* Problem description *
Images are excluded; otherwise, output every record exactly.

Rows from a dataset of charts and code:

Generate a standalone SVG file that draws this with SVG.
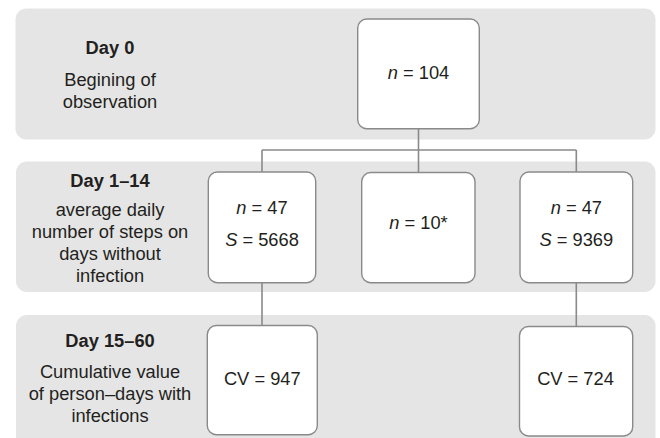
<svg xmlns="http://www.w3.org/2000/svg" width="660" height="438" viewBox="0 0 660 438">
<style>
.band{fill:#e5e5e5;}
.box{fill:#fff;stroke:#8a8a8a;stroke-width:1.4;}
.conn{fill:none;stroke:#8a8a8a;stroke-width:1.6;}
text{font-family:"Liberation Sans",Arial,sans-serif;font-size:18.3px;fill:#231f20;text-anchor:middle;}
.b{font-weight:bold;}
.i{font-style:italic;}
</style>
<rect width="660" height="438" fill="#fff"/>
<g id="bands">
<rect class="band" x="15.5" y="8.5" width="640" height="131" rx="11"/>
<rect class="band" x="16" y="161.5" width="639.5" height="130.5" rx="11"/>
<rect class="band" x="16" y="315" width="639.5" height="140" rx="11"/>
</g>
<g id="labels">
<text class="b" x="110" y="54">Day 0</text>
<text x="110" y="86">Begining of</text>
<text x="110" y="108">observation</text>
<text class="b" x="110" y="186.5">Day 1–14</text>
<text x="110" y="215.5">average daily</text>
<text x="110" y="237.5">number of steps on</text>
<text x="110" y="259.5">days without</text>
<text x="110" y="281.5">infection</text>
<text class="b" x="110" y="347">Day 15–60</text>
<text x="110" y="378">Cumulative value</text>
<text x="110" y="400">of person–days with</text>
<text x="110" y="421.5">infections</text>
</g>
<g id="connectors">
<path class="conn" d="M418.5 128.7V150M262 150H576.3M262 150V172M418.5 150V172M576.3 150V172"/>
<path class="conn" d="M262 282.7V325.5M576.3 282.7V326.5"/>
</g>
<g id="node-n104">
<rect class="box" x="357.7" y="19" width="121.6" height="109.7" rx="9"/>
<text x="418.5" y="78.5"><tspan class="i">n</tspan> = 104</text>
</g>
<g id="node-n47-left">
<rect class="box" x="208.3" y="172" width="107.4" height="110.7" rx="9"/>
<text x="262" y="213.7"><tspan class="i">n</tspan> = 47</text>
<text x="262" y="246"><tspan class="i">S</tspan> = 5668</text>
</g>
<g id="node-n10">
<rect class="box" x="361.7" y="172.5" width="113.3" height="110.2" rx="9"/>
<text x="418.5" y="229.3"><tspan class="i">n</tspan> = 10*</text>
</g>
<g id="node-n47-right">
<rect class="box" x="520" y="172" width="112.7" height="110.7" rx="9"/>
<text x="576.3" y="213.7"><tspan class="i">n</tspan> = 47</text>
<text x="576.3" y="246"><tspan class="i">S</tspan> = 9369</text>
</g>
<g id="node-cv947">
<rect class="box" x="207.3" y="325.5" width="110" height="109.2" rx="9"/>
<text x="262.3" y="385.3">CV = 947</text>
</g>
<g id="node-cv724">
<rect class="box" x="519.5" y="326.5" width="113.2" height="109.5" rx="9"/>
<text x="575.5" y="385.3">CV = 724</text>
</g>
</svg>
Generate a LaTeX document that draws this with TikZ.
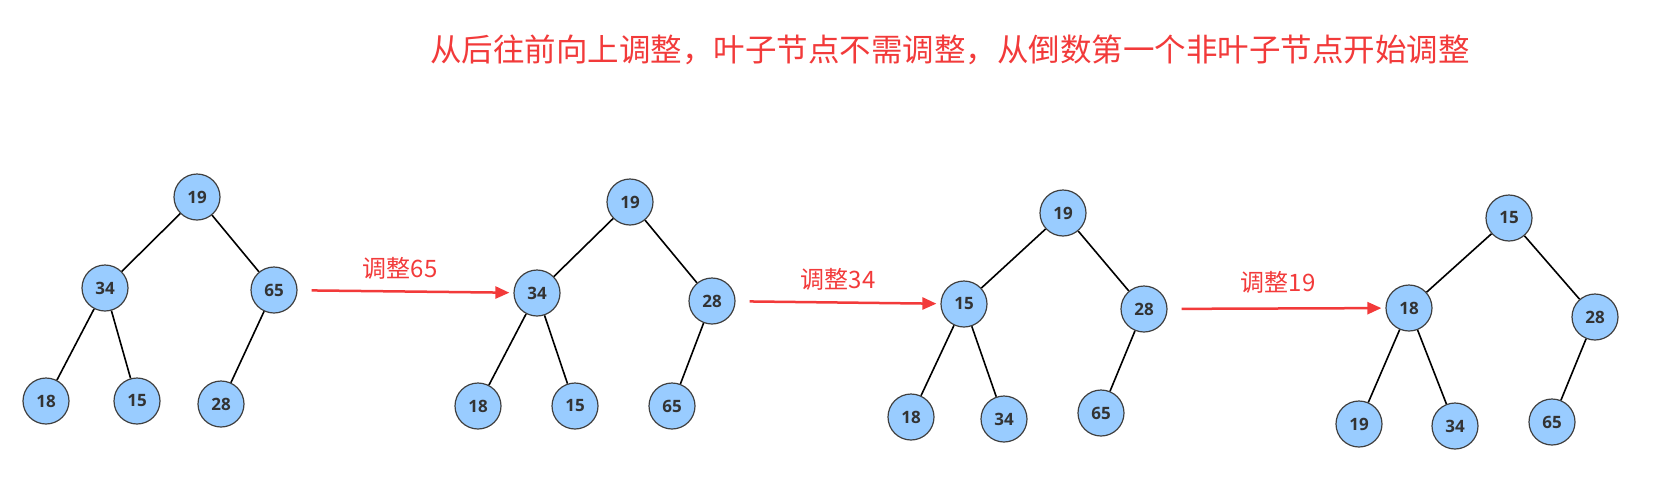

* Answer to this task *
Generate a standalone SVG file that draws this with SVG.
<svg xmlns="http://www.w3.org/2000/svg" width="660" height="438" viewBox="0 0 660 438">
<style>
.band{fill:#e5e5e5;}
.box{fill:#fff;stroke:#8a8a8a;stroke-width:1.4;}
.conn{fill:none;stroke:#8a8a8a;stroke-width:1.6;}
text{font-family:"Liberation Sans",Arial,sans-serif;font-size:18.3px;fill:#231f20;text-anchor:middle;}
.b{font-weight:bold;}
.i{font-style:italic;}
</style>
<rect width="660" height="438" fill="#fff"/>
<g id="bands">
<rect class="band" x="15.5" y="8.5" width="640" height="131" rx="11"/>
<rect class="band" x="16" y="161.5" width="639.5" height="130.5" rx="11"/>
<rect class="band" x="16" y="315" width="639.5" height="140" rx="11"/>
</g>
<g id="labels">
<text class="b" x="110" y="54">Day 0</text>
<text x="110" y="86">Begining of</text>
<text x="110" y="108">observation</text>
<text class="b" x="110" y="186.5">Day 1–14</text>
<text x="110" y="215.5">average daily</text>
<text x="110" y="237.5">number of steps on</text>
<text x="110" y="259.5">days without</text>
<text x="110" y="281.5">infection</text>
<text class="b" x="110" y="347">Day 15–60</text>
<text x="110" y="378">Cumulative value</text>
<text x="110" y="400">of person–days with</text>
<text x="110" y="421.5">infections</text>
</g>
<g id="connectors">
<path class="conn" d="M418.5 128.7V150M262 150H576.3M262 150V172M418.5 150V172M576.3 150V172"/>
<path class="conn" d="M262 282.7V325.5M576.3 282.7V326.5"/>
</g>
<g id="node-n104">
<rect class="box" x="357.7" y="19" width="121.6" height="109.7" rx="9"/>
<text x="418.5" y="78.5"><tspan class="i">n</tspan> = 104</text>
</g>
<g id="node-n47-left">
<rect class="box" x="208.3" y="172" width="107.4" height="110.7" rx="9"/>
<text x="262" y="213.7"><tspan class="i">n</tspan> = 47</text>
<text x="262" y="246"><tspan class="i">S</tspan> = 5668</text>
</g>
<g id="node-n10">
<rect class="box" x="361.7" y="172.5" width="113.3" height="110.2" rx="9"/>
<text x="418.5" y="229.3"><tspan class="i">n</tspan> = 10*</text>
</g>
<g id="node-n47-right">
<rect class="box" x="520" y="172" width="112.7" height="110.7" rx="9"/>
<text x="576.3" y="213.7"><tspan class="i">n</tspan> = 47</text>
<text x="576.3" y="246"><tspan class="i">S</tspan> = 9369</text>
</g>
<g id="node-cv947">
<rect class="box" x="207.3" y="325.5" width="110" height="109.2" rx="9"/>
<text x="262.3" y="385.3">CV = 947</text>
</g>
<g id="node-cv724">
<rect class="box" x="519.5" y="326.5" width="113.2" height="109.5" rx="9"/>
<text x="575.5" y="385.3">CV = 724</text>
</g>
</svg>
Generate a LaTeX document that draws this with TikZ.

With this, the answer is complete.